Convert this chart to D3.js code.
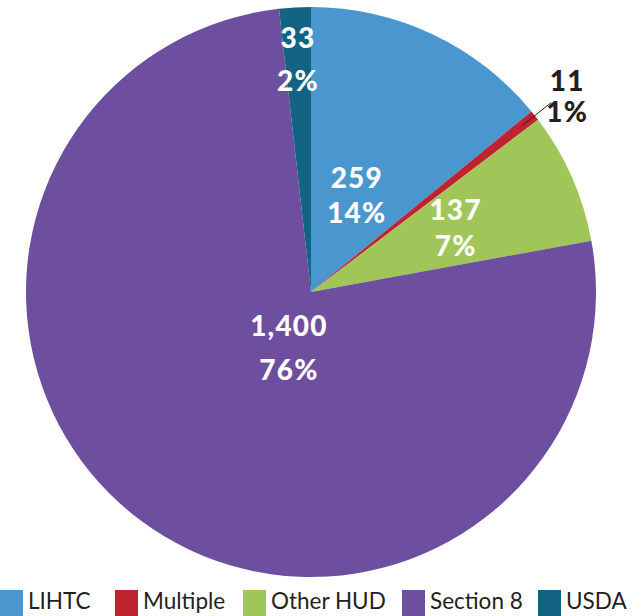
<!DOCTYPE html>
<html>
<head>
<meta charset="utf-8">
<script src="https://cdn.jsdelivr.net/npm/d3@7/dist/d3.min.js"></script>
<style>
  html, body { margin: 0; padding: 0; background: #fff; }
  svg { display: block; }
</style>
</head>
<body>
<svg id="chart" width="642" height="616"></svg>
<script>
// ---- data ----
const categories = ["LIHTC", "Multiple", "Other HUD", "Section 8", "USDA"];
const values = [259, 11, 137, 1400, 33];
const valueLabels = ["259", "11", "137", "1,400", "33"];
const percentLabels = ["14%", "1%", "7%", "76%", "2%"];
const colors = ["#4A96CE", "#BE2430", "#A0C65A", "#6E4E9E", "#136384"];

// ---- layout / style ----
const W = 642, H = 616;
const cx = 311, cy = 292, R = 285;
// label placement: radius from centre, optional angle (deg, clockwise from top), line gap, colour
const labelLayout = [
  { r: 107, gap: 35, fill: "#fff" },
  { r: 322, angle: 52.7, gap: 31, fill: "#231F20", leader: [269, 306] },
  { r: 158, gap: 36, fill: "#fff" },
  { r: 60, angle: 201.6, gap: 43.5, fill: "#fff" },
  { r: 233, gap: 43, fill: "#fff" }
];

const svg = d3.select("#chart");
const g = svg.append("g").attr("transform", `translate(${cx},${cy})`);

const data = categories.map((c, i) => ({ cat: c, value: values[i], i }));
const pie = d3.pie().value(d => d.value).sort(null);
const arcs = pie(data);
const arc = d3.arc().innerRadius(0).outerRadius(R);

g.selectAll("path.slice")
  .data(arcs)
  .join("path")
  .attr("class", "slice")
  .attr("d", arc)
  .attr("fill", d => colors[d.data.i]);

const font = "Lato, 'Open Sans', sans-serif";

arcs.forEach(a => {
  const L = labelLayout[a.data.i];
  const mid = (a.startAngle + a.endAngle) / 2;
  const ang = L.angle !== undefined ? L.angle * Math.PI / 180 : mid;
  const px = L.r * Math.sin(ang);
  const py = -L.r * Math.cos(ang);
  if (L.leader) {
    g.append("line")
      .attr("x1", L.leader[0] * Math.sin(mid))
      .attr("y1", -L.leader[0] * Math.cos(mid))
      .attr("x2", L.leader[1] * Math.sin(mid))
      .attr("y2", -L.leader[1] * Math.cos(mid))
      .attr("stroke", "#231F20")
      .attr("stroke-width", 1);
  }
  const t = g.append("text")
    .attr("text-anchor", "middle")
    .attr("fill", L.fill)
    .style("font-family", font)
    .style("font-weight", "900")
    .style("font-size", "28px")
    .style("letter-spacing", "1.2px");
  t.append("tspan").attr("x", px).attr("y", py - L.gap / 2 + 10).text(valueLabels[a.data.i]);
  t.append("tspan").attr("x", px).attr("y", py + L.gap / 2 + 10).text(percentLabels[a.data.i]);
});

// ---- legend ----
const legendX = [0, 115, 243, 402, 538];
const legend = svg.append("g").attr("class", "legend");
categories.forEach((c, i) => {
  const lg = legend.append("g").attr("transform", `translate(${legendX[i]},590)`);
  lg.append("rect").attr("width", 23).attr("height", 26).attr("fill", colors[i]);
  lg.append("text")
    .attr("x", 28)
    .attr("y", 19)
    .attr("fill", "#231F20")
    .style("font-family", font)
    .style("font-size", "22.5px")
    .text(c);
});
</script>
</body>
</html>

Task statement: Reproduce every line exactly and omit all pictures.

Task response:
Convert this chart to D3.js code.
<!DOCTYPE html>
<html>
<head>
<meta charset="utf-8">
<script src="https://cdn.jsdelivr.net/npm/d3@7/dist/d3.min.js"></script>
<style>
  html, body { margin: 0; padding: 0; background: #fff; }
  svg { display: block; }
</style>
</head>
<body>
<svg id="chart" width="642" height="616"></svg>
<script>
// ---- data ----
const categories = ["LIHTC", "Multiple", "Other HUD", "Section 8", "USDA"];
const values = [259, 11, 137, 1400, 33];
const valueLabels = ["259", "11", "137", "1,400", "33"];
const percentLabels = ["14%", "1%", "7%", "76%", "2%"];
const colors = ["#4A96CE", "#BE2430", "#A0C65A", "#6E4E9E", "#136384"];

// ---- layout / style ----
const W = 642, H = 616;
const cx = 311, cy = 292, R = 285;
// label placement: radius from centre, optional angle (deg, clockwise from top), line gap, colour
const labelLayout = [
  { r: 107, gap: 35, fill: "#fff" },
  { r: 322, angle: 52.7, gap: 31, fill: "#231F20", leader: [269, 306] },
  { r: 158, gap: 36, fill: "#fff" },
  { r: 60, angle: 201.6, gap: 43.5, fill: "#fff" },
  { r: 233, gap: 43, fill: "#fff" }
];

const svg = d3.select("#chart");
const g = svg.append("g").attr("transform", `translate(${cx},${cy})`);

const data = categories.map((c, i) => ({ cat: c, value: values[i], i }));
const pie = d3.pie().value(d => d.value).sort(null);
const arcs = pie(data);
const arc = d3.arc().innerRadius(0).outerRadius(R);

g.selectAll("path.slice")
  .data(arcs)
  .join("path")
  .attr("class", "slice")
  .attr("d", arc)
  .attr("fill", d => colors[d.data.i]);

const font = "Lato, 'Open Sans', sans-serif";

arcs.forEach(a => {
  const L = labelLayout[a.data.i];
  const mid = (a.startAngle + a.endAngle) / 2;
  const ang = L.angle !== undefined ? L.angle * Math.PI / 180 : mid;
  const px = L.r * Math.sin(ang);
  const py = -L.r * Math.cos(ang);
  if (L.leader) {
    g.append("line")
      .attr("x1", L.leader[0] * Math.sin(mid))
      .attr("y1", -L.leader[0] * Math.cos(mid))
      .attr("x2", L.leader[1] * Math.sin(mid))
      .attr("y2", -L.leader[1] * Math.cos(mid))
      .attr("stroke", "#231F20")
      .attr("stroke-width", 1);
  }
  const t = g.append("text")
    .attr("text-anchor", "middle")
    .attr("fill", L.fill)
    .style("font-family", font)
    .style("font-weight", "900")
    .style("font-size", "28px")
    .style("letter-spacing", "1.2px");
  t.append("tspan").attr("x", px).attr("y", py - L.gap / 2 + 10).text(valueLabels[a.data.i]);
  t.append("tspan").attr("x", px).attr("y", py + L.gap / 2 + 10).text(percentLabels[a.data.i]);
});

// ---- legend ----
const legendX = [0, 115, 243, 402, 538];
const legend = svg.append("g").attr("class", "legend");
categories.forEach((c, i) => {
  const lg = legend.append("g").attr("transform", `translate(${legendX[i]},590)`);
  lg.append("rect").attr("width", 23).attr("height", 26).attr("fill", colors[i]);
  lg.append("text")
    .attr("x", 28)
    .attr("y", 19)
    .attr("fill", "#231F20")
    .style("font-family", font)
    .style("font-size", "22.5px")
    .text(c);
});
</script>
</body>
</html>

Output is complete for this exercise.